### Instructions for the task
Transcribe the lines below verbatim, skipping the images.

### Information provided

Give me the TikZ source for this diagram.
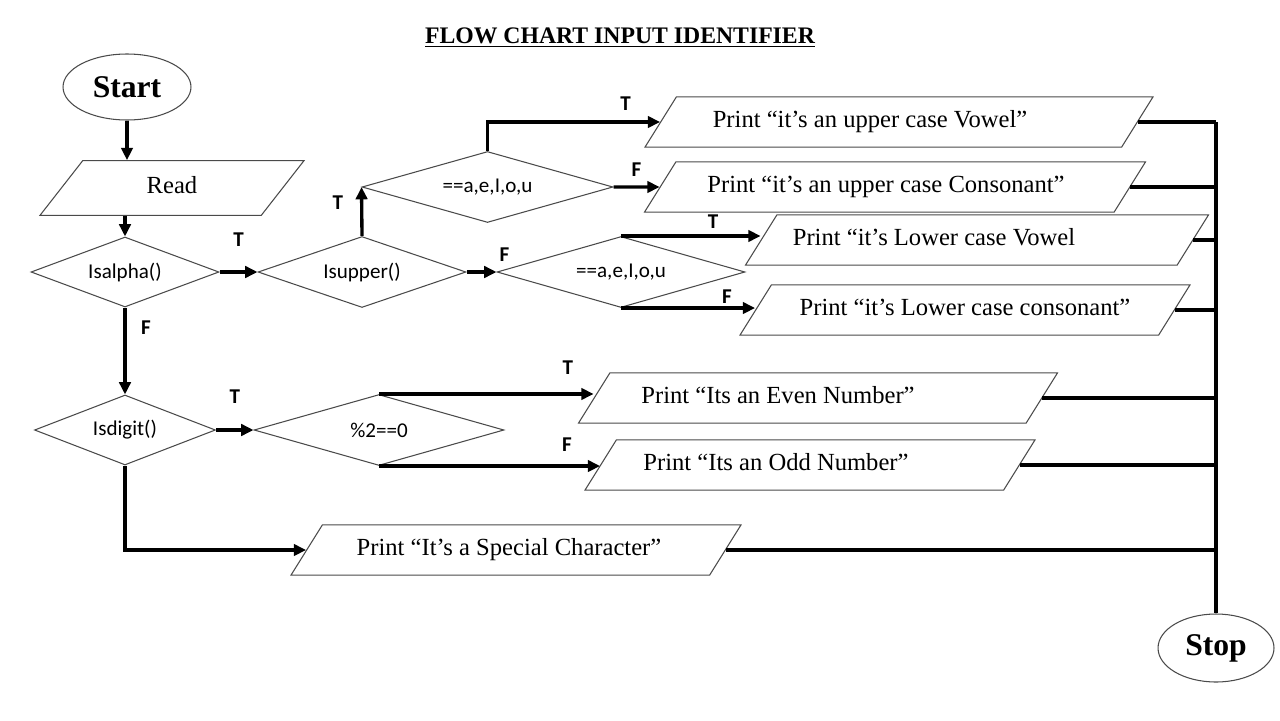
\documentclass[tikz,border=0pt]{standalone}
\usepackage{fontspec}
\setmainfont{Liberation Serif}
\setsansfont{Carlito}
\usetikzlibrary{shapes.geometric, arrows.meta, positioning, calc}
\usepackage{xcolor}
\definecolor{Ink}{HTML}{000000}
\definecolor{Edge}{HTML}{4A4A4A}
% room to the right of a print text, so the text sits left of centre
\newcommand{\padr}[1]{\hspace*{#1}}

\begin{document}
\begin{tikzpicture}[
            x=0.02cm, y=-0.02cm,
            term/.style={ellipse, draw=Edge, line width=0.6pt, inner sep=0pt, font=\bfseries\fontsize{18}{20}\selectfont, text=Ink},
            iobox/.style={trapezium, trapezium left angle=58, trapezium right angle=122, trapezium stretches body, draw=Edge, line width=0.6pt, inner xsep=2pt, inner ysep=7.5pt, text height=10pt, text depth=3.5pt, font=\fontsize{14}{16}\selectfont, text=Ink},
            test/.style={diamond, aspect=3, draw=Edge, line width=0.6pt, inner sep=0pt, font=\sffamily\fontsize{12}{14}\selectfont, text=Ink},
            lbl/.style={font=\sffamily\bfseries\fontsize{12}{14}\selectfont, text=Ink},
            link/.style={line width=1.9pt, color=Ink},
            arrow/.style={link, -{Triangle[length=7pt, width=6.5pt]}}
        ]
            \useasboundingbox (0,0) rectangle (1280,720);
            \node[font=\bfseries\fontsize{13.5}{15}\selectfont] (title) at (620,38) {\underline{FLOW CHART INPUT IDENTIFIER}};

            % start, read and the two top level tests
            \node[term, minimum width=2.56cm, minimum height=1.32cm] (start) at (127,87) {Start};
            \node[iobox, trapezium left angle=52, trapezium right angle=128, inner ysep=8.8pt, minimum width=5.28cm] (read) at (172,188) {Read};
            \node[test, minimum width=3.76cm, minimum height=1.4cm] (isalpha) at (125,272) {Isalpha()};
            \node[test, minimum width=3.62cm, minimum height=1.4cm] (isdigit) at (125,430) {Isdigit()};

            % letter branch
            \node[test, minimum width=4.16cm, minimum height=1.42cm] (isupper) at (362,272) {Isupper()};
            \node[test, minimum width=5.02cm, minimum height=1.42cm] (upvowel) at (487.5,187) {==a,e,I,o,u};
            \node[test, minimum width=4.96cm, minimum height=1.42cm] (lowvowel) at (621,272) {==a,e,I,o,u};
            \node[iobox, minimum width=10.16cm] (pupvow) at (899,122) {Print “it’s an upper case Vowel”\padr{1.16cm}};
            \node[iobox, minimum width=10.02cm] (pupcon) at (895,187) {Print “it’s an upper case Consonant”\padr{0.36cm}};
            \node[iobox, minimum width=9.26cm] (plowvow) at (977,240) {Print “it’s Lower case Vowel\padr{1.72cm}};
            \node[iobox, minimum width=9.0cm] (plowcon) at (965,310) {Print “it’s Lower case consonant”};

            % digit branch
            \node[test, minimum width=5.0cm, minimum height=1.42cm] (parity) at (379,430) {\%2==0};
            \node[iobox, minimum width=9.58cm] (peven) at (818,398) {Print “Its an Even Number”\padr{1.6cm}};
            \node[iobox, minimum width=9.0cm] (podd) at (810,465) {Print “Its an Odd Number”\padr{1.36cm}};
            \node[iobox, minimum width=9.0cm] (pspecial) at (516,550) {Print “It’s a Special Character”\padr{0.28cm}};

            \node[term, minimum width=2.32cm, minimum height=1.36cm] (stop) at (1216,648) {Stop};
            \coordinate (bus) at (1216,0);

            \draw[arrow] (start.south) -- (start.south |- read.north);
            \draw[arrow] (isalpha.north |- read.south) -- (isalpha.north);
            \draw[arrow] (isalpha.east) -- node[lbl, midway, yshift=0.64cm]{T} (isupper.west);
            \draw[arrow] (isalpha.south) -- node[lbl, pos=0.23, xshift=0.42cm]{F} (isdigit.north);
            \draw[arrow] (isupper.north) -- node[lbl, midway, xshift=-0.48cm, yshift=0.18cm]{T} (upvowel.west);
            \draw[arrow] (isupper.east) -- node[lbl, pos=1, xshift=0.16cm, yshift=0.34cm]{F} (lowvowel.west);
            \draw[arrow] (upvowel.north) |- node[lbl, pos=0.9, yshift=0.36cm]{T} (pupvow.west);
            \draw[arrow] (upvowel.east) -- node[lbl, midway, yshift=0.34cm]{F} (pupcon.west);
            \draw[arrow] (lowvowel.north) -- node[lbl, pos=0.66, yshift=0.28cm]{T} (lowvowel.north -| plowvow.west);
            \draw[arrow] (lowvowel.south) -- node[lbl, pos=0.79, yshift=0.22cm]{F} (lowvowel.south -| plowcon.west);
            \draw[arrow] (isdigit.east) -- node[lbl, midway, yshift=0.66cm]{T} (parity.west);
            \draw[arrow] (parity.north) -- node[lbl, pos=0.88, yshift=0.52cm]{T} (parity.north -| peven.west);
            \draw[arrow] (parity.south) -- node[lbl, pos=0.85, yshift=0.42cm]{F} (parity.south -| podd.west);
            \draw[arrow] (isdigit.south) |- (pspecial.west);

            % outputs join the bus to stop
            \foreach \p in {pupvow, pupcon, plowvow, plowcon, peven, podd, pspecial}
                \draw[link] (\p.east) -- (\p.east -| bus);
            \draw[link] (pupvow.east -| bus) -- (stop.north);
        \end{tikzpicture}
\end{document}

### Answer
Give me the TikZ source for this diagram.
\documentclass[tikz,border=0pt]{standalone}
\usepackage{fontspec}
\setmainfont{Liberation Serif}
\setsansfont{Carlito}
\usetikzlibrary{shapes.geometric, arrows.meta, positioning, calc}
\usepackage{xcolor}
\definecolor{Ink}{HTML}{000000}
\definecolor{Edge}{HTML}{4A4A4A}
% room to the right of a print text, so the text sits left of centre
\newcommand{\padr}[1]{\hspace*{#1}}

\begin{document}
\begin{tikzpicture}[
            x=0.02cm, y=-0.02cm,
            term/.style={ellipse, draw=Edge, line width=0.6pt, inner sep=0pt, font=\bfseries\fontsize{18}{20}\selectfont, text=Ink},
            iobox/.style={trapezium, trapezium left angle=58, trapezium right angle=122, trapezium stretches body, draw=Edge, line width=0.6pt, inner xsep=2pt, inner ysep=7.5pt, text height=10pt, text depth=3.5pt, font=\fontsize{14}{16}\selectfont, text=Ink},
            test/.style={diamond, aspect=3, draw=Edge, line width=0.6pt, inner sep=0pt, font=\sffamily\fontsize{12}{14}\selectfont, text=Ink},
            lbl/.style={font=\sffamily\bfseries\fontsize{12}{14}\selectfont, text=Ink},
            link/.style={line width=1.9pt, color=Ink},
            arrow/.style={link, -{Triangle[length=7pt, width=6.5pt]}}
        ]
            \useasboundingbox (0,0) rectangle (1280,720);
            \node[font=\bfseries\fontsize{13.5}{15}\selectfont] (title) at (620,38) {\underline{FLOW CHART INPUT IDENTIFIER}};

            % start, read and the two top level tests
            \node[term, minimum width=2.56cm, minimum height=1.32cm] (start) at (127,87) {Start};
            \node[iobox, trapezium left angle=52, trapezium right angle=128, inner ysep=8.8pt, minimum width=5.28cm] (read) at (172,188) {Read};
            \node[test, minimum width=3.76cm, minimum height=1.4cm] (isalpha) at (125,272) {Isalpha()};
            \node[test, minimum width=3.62cm, minimum height=1.4cm] (isdigit) at (125,430) {Isdigit()};

            % letter branch
            \node[test, minimum width=4.16cm, minimum height=1.42cm] (isupper) at (362,272) {Isupper()};
            \node[test, minimum width=5.02cm, minimum height=1.42cm] (upvowel) at (487.5,187) {==a,e,I,o,u};
            \node[test, minimum width=4.96cm, minimum height=1.42cm] (lowvowel) at (621,272) {==a,e,I,o,u};
            \node[iobox, minimum width=10.16cm] (pupvow) at (899,122) {Print “it’s an upper case Vowel”\padr{1.16cm}};
            \node[iobox, minimum width=10.02cm] (pupcon) at (895,187) {Print “it’s an upper case Consonant”\padr{0.36cm}};
            \node[iobox, minimum width=9.26cm] (plowvow) at (977,240) {Print “it’s Lower case Vowel\padr{1.72cm}};
            \node[iobox, minimum width=9.0cm] (plowcon) at (965,310) {Print “it’s Lower case consonant”};

            % digit branch
            \node[test, minimum width=5.0cm, minimum height=1.42cm] (parity) at (379,430) {\%2==0};
            \node[iobox, minimum width=9.58cm] (peven) at (818,398) {Print “Its an Even Number”\padr{1.6cm}};
            \node[iobox, minimum width=9.0cm] (podd) at (810,465) {Print “Its an Odd Number”\padr{1.36cm}};
            \node[iobox, minimum width=9.0cm] (pspecial) at (516,550) {Print “It’s a Special Character”\padr{0.28cm}};

            \node[term, minimum width=2.32cm, minimum height=1.36cm] (stop) at (1216,648) {Stop};
            \coordinate (bus) at (1216,0);

            \draw[arrow] (start.south) -- (start.south |- read.north);
            \draw[arrow] (isalpha.north |- read.south) -- (isalpha.north);
            \draw[arrow] (isalpha.east) -- node[lbl, midway, yshift=0.64cm]{T} (isupper.west);
            \draw[arrow] (isalpha.south) -- node[lbl, pos=0.23, xshift=0.42cm]{F} (isdigit.north);
            \draw[arrow] (isupper.north) -- node[lbl, midway, xshift=-0.48cm, yshift=0.18cm]{T} (upvowel.west);
            \draw[arrow] (isupper.east) -- node[lbl, pos=1, xshift=0.16cm, yshift=0.34cm]{F} (lowvowel.west);
            \draw[arrow] (upvowel.north) |- node[lbl, pos=0.9, yshift=0.36cm]{T} (pupvow.west);
            \draw[arrow] (upvowel.east) -- node[lbl, midway, yshift=0.34cm]{F} (pupcon.west);
            \draw[arrow] (lowvowel.north) -- node[lbl, pos=0.66, yshift=0.28cm]{T} (lowvowel.north -| plowvow.west);
            \draw[arrow] (lowvowel.south) -- node[lbl, pos=0.79, yshift=0.22cm]{F} (lowvowel.south -| plowcon.west);
            \draw[arrow] (isdigit.east) -- node[lbl, midway, yshift=0.66cm]{T} (parity.west);
            \draw[arrow] (parity.north) -- node[lbl, pos=0.88, yshift=0.52cm]{T} (parity.north -| peven.west);
            \draw[arrow] (parity.south) -- node[lbl, pos=0.85, yshift=0.42cm]{F} (parity.south -| podd.west);
            \draw[arrow] (isdigit.south) |- (pspecial.west);

            % outputs join the bus to stop
            \foreach \p in {pupvow, pupcon, plowvow, plowcon, peven, podd, pspecial}
                \draw[link] (\p.east) -- (\p.east -| bus);
            \draw[link] (pupvow.east -| bus) -- (stop.north);
        \end{tikzpicture}
\end{document}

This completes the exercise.